Il était nécessaire de « heurter les consciences », afin de « crever ce mur de l’indifférence » entourant la réalité sordide du milieu pornographique, assume Sylvie Pierre-Brossolette, la présidente du Haut Conseil à l’égalité entre les femmes et les hommes (HCE). Avec son rapport « Pornocriminalité. Mettons fin à l’impunité de l’industrie pornographique », l’objectif est atteint. Ce travail-choc, qui doit être remis officiellement mercredi 27 septembre à Bérangère Couillard, la ministre déléguée chargée de l’égalité femmes-hommes, dresse un état des lieux terrifiant.
Pendant plus d’un an, la commission « violences faites aux femmes » du HCE s’est penchée sur les vidéos proposées aux internautes amateurs de porno. Elle a organisé de nombreuses auditions, recensé la littérature existante et mené une étude, en mars, sur quatre plates-formes pornographiques (PornHub, Xhamster, Xvideos, Xnxx). Plus de 230 pages restituent ces investigations, accompagnées d’un cri d’alarme du HCE, qui entend « alerter sur les atteintes graves à la dignité humaine et les conséquences graves de la diffusion illimitée et illégale de ces contenus sexuels ».
Violences physiques, agressions verbales et, dans bien des cas, actes de torture et de barbarie… Les contenus proposés regorgent d’images non seulement choquantes et avilissantes pour les femmes (en grande majorité) mais sont aussi passibles de sanctions pénales au regard de la législation française, dénonce le HCE.
L’instance consultative, chargée d’orienter la politique du gouvernement en matière d’égalité, reprend à son compte les propos de Laure Beccuau, procureure de la République de Paris. Auditionnée par le Sénat, qui avait consacré, en septembre 2022, le premier rapport parlementaire, intitulé « L’envers du décor », à ce sujet, la magistrate estimait que « 90 % des contenus pornographiques contiennent de la violence physique ou verbale, et sont donc pénalement répréhensibles ». « Notre rapport se veut un approfondissement et un prolongement de celui du Sénat », précise Mme Pierre-Brossolette.
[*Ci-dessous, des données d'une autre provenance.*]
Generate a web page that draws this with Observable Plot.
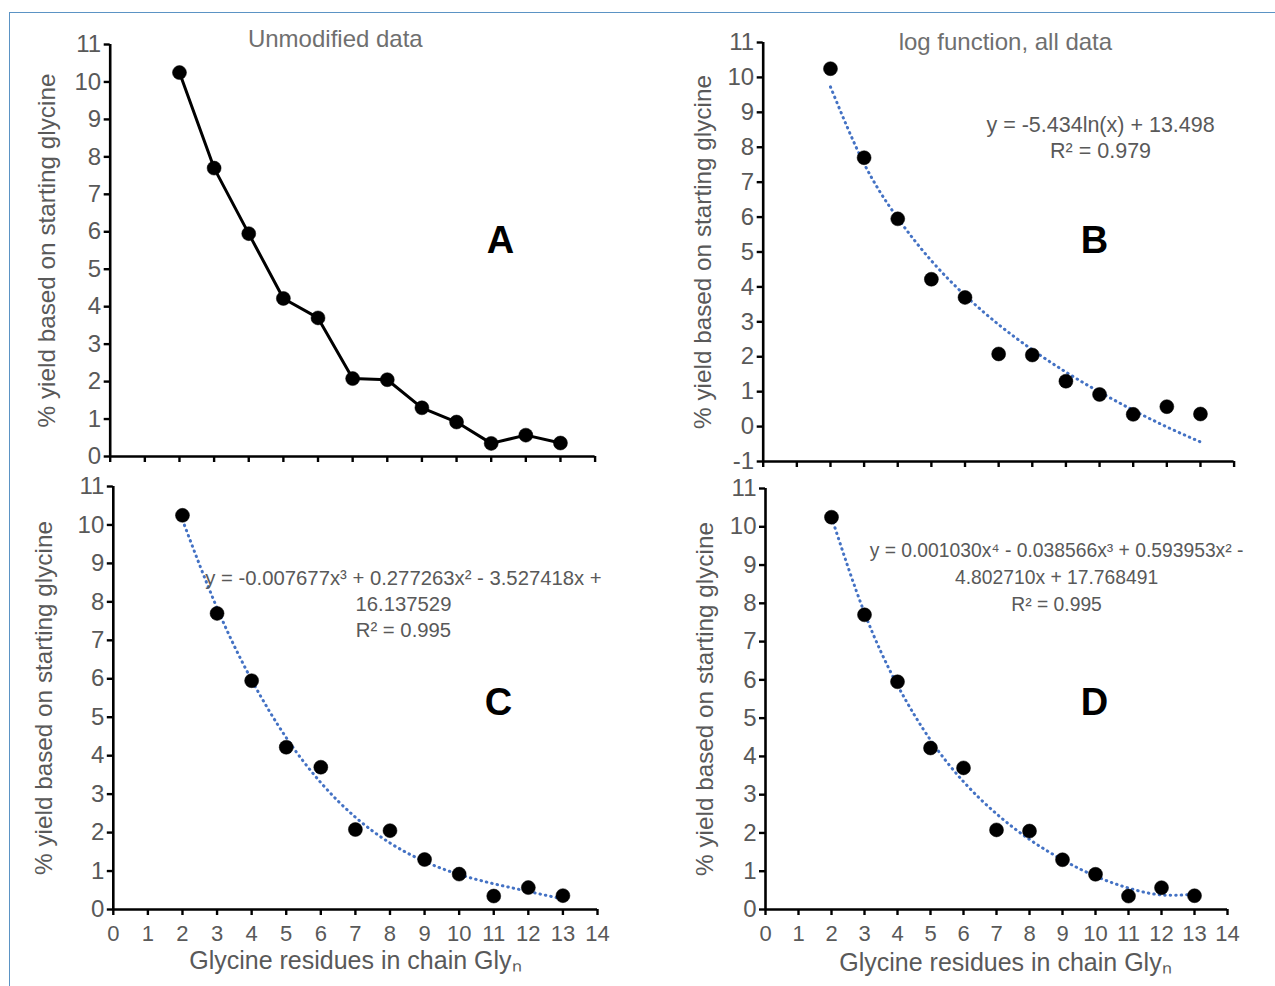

« Femmes torturées, asphyxiées »
En effectuant une recherche sur quatre sites diffuseurs de tels contenus en France, le HCE a comptabilisé 70 118 vidéos sous le mot-clé « surprise », 13 898 sous celui de « torture ». Au moins 1,4 million de vidéos contenant des pratiques sadiques sont recensées. On y trouve « des femmes torturées par électrocution, des femmes asphyxiées dans des sacs plastiques, des femmes hurlant de douleur ». Or, dans ces vidéos accessibles en quelques clics, les actes ne sont pas simulés. C’est une « réalité effrayante : une partie importante des vidéos pornographiques diffusées sont des vidéos de viols filmés, du “revenge porn”, ou elles ont été obtenues par la contrainte dans des réseaux d’exploitation sexuelle, souligne le rapport. La souffrance est parfaitement visible et en même temps érotisée ».